- _Short problem_
Print word for word the first line of the listing below and every line after it, through the line with "SMALL_FONT = ['Liberation". Leave out the pictures and the rest.

- _Material provided_
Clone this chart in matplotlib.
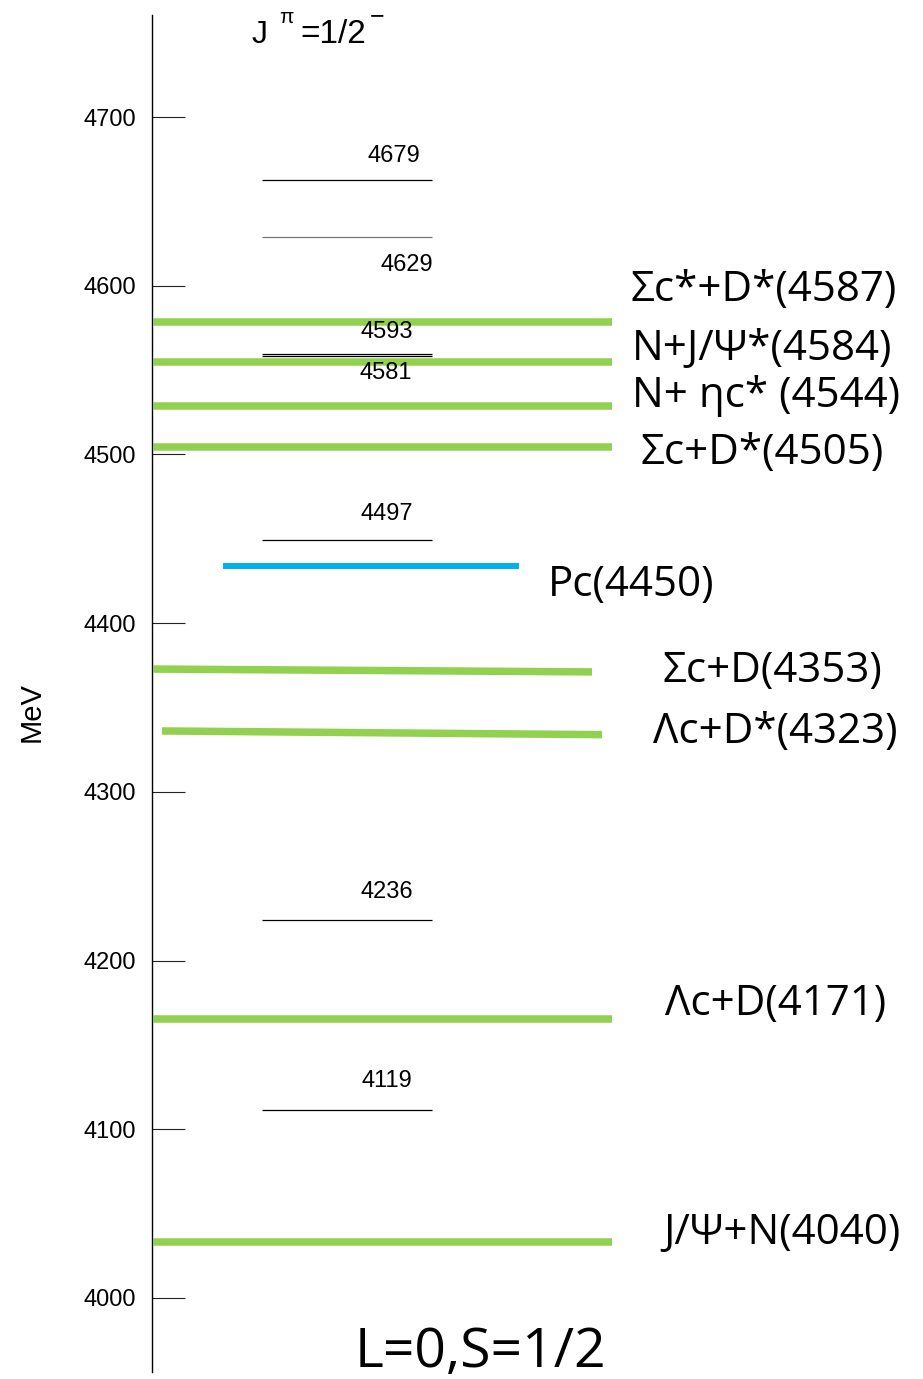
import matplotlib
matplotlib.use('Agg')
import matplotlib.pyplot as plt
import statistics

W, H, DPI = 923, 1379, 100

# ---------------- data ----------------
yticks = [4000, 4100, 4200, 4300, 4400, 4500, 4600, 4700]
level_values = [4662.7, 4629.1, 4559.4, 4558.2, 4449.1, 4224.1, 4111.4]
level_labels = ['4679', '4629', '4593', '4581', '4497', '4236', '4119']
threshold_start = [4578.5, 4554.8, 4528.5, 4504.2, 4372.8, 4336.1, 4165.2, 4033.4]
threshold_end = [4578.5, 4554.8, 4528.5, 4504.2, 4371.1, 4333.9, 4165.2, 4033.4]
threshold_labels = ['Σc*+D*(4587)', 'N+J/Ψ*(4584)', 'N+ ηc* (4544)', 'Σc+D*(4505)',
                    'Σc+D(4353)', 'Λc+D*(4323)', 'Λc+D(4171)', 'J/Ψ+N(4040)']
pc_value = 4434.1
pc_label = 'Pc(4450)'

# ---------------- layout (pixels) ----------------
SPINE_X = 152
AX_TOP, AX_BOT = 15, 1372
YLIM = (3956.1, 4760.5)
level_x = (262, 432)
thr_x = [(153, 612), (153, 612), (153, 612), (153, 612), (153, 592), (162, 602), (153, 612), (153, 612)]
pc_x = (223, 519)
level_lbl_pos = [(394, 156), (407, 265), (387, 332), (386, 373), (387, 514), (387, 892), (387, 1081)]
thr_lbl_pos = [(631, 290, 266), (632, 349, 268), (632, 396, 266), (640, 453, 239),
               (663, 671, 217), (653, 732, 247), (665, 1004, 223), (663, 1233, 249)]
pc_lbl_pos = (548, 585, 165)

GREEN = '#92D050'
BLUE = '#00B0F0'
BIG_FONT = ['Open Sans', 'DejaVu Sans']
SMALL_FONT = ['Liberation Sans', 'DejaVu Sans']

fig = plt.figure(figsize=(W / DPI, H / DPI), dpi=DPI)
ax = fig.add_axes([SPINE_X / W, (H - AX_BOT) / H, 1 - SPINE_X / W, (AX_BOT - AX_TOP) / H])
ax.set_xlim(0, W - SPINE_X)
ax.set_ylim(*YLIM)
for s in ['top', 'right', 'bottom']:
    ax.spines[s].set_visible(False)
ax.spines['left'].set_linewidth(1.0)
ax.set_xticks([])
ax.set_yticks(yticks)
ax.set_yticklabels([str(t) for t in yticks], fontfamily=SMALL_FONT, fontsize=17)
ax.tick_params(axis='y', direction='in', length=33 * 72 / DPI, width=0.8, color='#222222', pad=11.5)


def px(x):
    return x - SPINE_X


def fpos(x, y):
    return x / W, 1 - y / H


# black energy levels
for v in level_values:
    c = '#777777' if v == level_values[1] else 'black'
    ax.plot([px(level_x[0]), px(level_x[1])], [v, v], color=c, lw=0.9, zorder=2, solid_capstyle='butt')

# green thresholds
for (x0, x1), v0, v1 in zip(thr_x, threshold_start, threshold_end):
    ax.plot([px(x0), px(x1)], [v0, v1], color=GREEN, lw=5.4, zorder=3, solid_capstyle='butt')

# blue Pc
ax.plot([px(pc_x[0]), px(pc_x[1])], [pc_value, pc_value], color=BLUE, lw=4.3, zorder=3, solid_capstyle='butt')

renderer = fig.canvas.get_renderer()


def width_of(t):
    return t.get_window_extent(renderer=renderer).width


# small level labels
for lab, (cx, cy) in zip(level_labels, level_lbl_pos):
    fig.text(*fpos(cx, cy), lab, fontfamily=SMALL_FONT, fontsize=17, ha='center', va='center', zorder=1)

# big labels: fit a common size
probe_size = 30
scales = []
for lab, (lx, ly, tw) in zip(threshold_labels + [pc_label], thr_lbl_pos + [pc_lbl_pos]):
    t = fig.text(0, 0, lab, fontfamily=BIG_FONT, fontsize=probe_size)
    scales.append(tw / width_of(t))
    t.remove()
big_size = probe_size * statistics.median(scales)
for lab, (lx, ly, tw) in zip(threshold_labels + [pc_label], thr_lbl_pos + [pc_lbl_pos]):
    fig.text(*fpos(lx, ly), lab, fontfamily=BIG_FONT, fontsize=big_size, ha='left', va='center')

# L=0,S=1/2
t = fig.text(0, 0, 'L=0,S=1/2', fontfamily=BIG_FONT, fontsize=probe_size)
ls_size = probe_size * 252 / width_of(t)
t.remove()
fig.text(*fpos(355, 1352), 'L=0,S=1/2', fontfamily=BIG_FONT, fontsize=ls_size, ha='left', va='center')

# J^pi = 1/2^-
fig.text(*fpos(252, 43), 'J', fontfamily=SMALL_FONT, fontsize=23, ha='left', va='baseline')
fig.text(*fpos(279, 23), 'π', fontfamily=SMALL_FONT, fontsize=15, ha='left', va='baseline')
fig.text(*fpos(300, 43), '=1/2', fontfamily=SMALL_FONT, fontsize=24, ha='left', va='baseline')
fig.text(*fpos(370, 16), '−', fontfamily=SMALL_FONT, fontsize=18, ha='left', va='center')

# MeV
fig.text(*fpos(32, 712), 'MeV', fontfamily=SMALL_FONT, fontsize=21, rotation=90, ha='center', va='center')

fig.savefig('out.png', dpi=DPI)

- _The completed task_
Clone this chart in matplotlib.
import matplotlib
matplotlib.use('Agg')
import matplotlib.pyplot as plt
import statistics

W, H, DPI = 923, 1379, 100

# ---------------- data ----------------
yticks = [4000, 4100, 4200, 4300, 4400, 4500, 4600, 4700]
level_values = [4662.7, 4629.1, 4559.4, 4558.2, 4449.1, 4224.1, 4111.4]
level_labels = ['4679', '4629', '4593', '4581', '4497', '4236', '4119']
threshold_start = [4578.5, 4554.8, 4528.5, 4504.2, 4372.8, 4336.1, 4165.2, 4033.4]
threshold_end = [4578.5, 4554.8, 4528.5, 4504.2, 4371.1, 4333.9, 4165.2, 4033.4]
threshold_labels = ['Σc*+D*(4587)', 'N+J/Ψ*(4584)', 'N+ ηc* (4544)', 'Σc+D*(4505)',
                    'Σc+D(4353)', 'Λc+D*(4323)', 'Λc+D(4171)', 'J/Ψ+N(4040)']
pc_value = 4434.1
pc_label = 'Pc(4450)'

# ---------------- layout (pixels) ----------------
SPINE_X = 152
AX_TOP, AX_BOT = 15, 1372
YLIM = (3956.1, 4760.5)
level_x = (262, 432)
thr_x = [(153, 612), (153, 612), (153, 612), (153, 612), (153, 592), (162, 602), (153, 612), (153, 612)]
pc_x = (223, 519)
level_lbl_pos = [(394, 156), (407, 265), (387, 332), (386, 373), (387, 514), (387, 892), (387, 1081)]
thr_lbl_pos = [(631, 290, 266), (632, 349, 268), (632, 396, 266), (640, 453, 239),
               (663, 671, 217), (653, 732, 247), (665, 1004, 223), (663, 1233, 249)]
pc_lbl_pos = (548, 585, 165)

GREEN = '#92D050'
BLUE = '#00B0F0'
BIG_FONT = ['Open Sans', 'DejaVu Sans']
SMALL_FONT = ['Liberation Sans', 'DejaVu Sans']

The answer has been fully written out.